As the first family was preparing to depart at the end of the weekend, Father and Mother called everyone into the living room. They had been considering the pattern in Scripture of a parental blessing proclaimed over their children. They wanted to share with us an expression of their gratitude and a statement of faith in God's plans and promises for our future.

Each child was presented with this written blessing, printed upon a scroll. As I read this words, I give thanks for a heritage of faith and parents who model authentic Christianity. Thank you Dad and Mom for this:

A Family Blessing

3 John v. 4 “I have no greater joy than to hear that my children walk in truth.”

A family is known by what it values. For many families there is a secular, competitive mindset that sees value primarily in things or in status.

But there are some families who have chosen a different set of priorities. They believe that all life comes from God our Creator and Heavenly Father, and that we as human beings are made in His image, designed to be part of the great family of God by faith in His Son, our Lord Jesus Christ. Our value system is based on our desire to serve and honor the Lord in all we do, and although as human beings we are bound to fail and often come short of the ideal, nonetheless in our hearts we have a sincere desire to be what God wants us to be.
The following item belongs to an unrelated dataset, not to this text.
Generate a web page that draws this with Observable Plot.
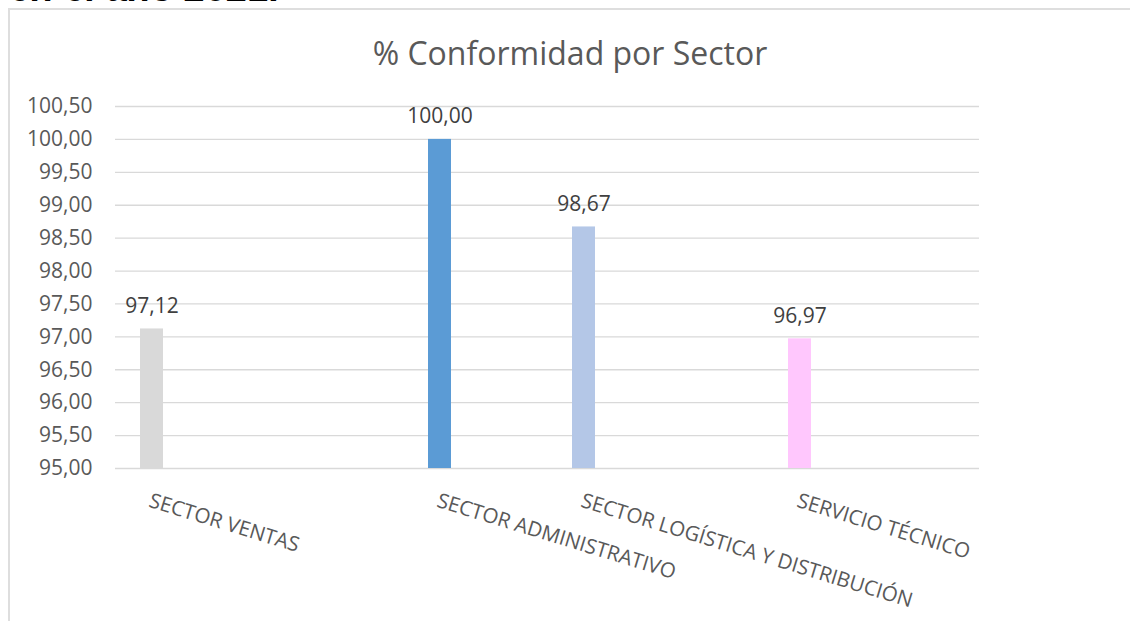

We believe that the Lord has created two major plans for mankind to fulfill His plans and purposes: the church and the family. My deepest desire and most sincere wish for my family is that we may have hearts that want to serve our Lord both in the Church and in the family. When we choose to follow Jesus our Lord and Savior we become part of the Church; but we do not choose to be a member of a family -- we are born into that relationship. So we are father, mother, brother and sister. We do not choose who will fill these roles for us we just are!

But, we have special responsibilities to each other. We must care for each other and help each other as we move along life’s pathway. We must pray for each other and encourage each other to be faithful children of God as well as faithful members of our family. As father of this family, it has been my joy and privilege to provide, as best I could, a home,-- a shelter where you were loved and cared for. We have tried to be an example, though often we have failed in what it means to love and serve God.

We have tried to train you up in the way you should go and have prayed constantly that all of you -- children and grandchildren -- would come to know and serve our Lord Jesus Christ. Sooner than we can imagine, we will be called to our heavenly home, and it will become your sacred trust to pass on to your children and their children the faith we have come to share in our family. So we ask God’s rich blessing upon you -- Mark, Ruth, Beth and Joel. We pray that you will be guided into wise decisions and that God’s love will always be the motivating guide for your lives.

May the peace of Christ rule in your hearts and with God-given wisdom may you enjoy the benefits of a God-directed life and pass that on to your children and their children -- the faith of your father -- and then I will say with the Apostle John, “I have no greater joy than to know that my children walk in the Truth.”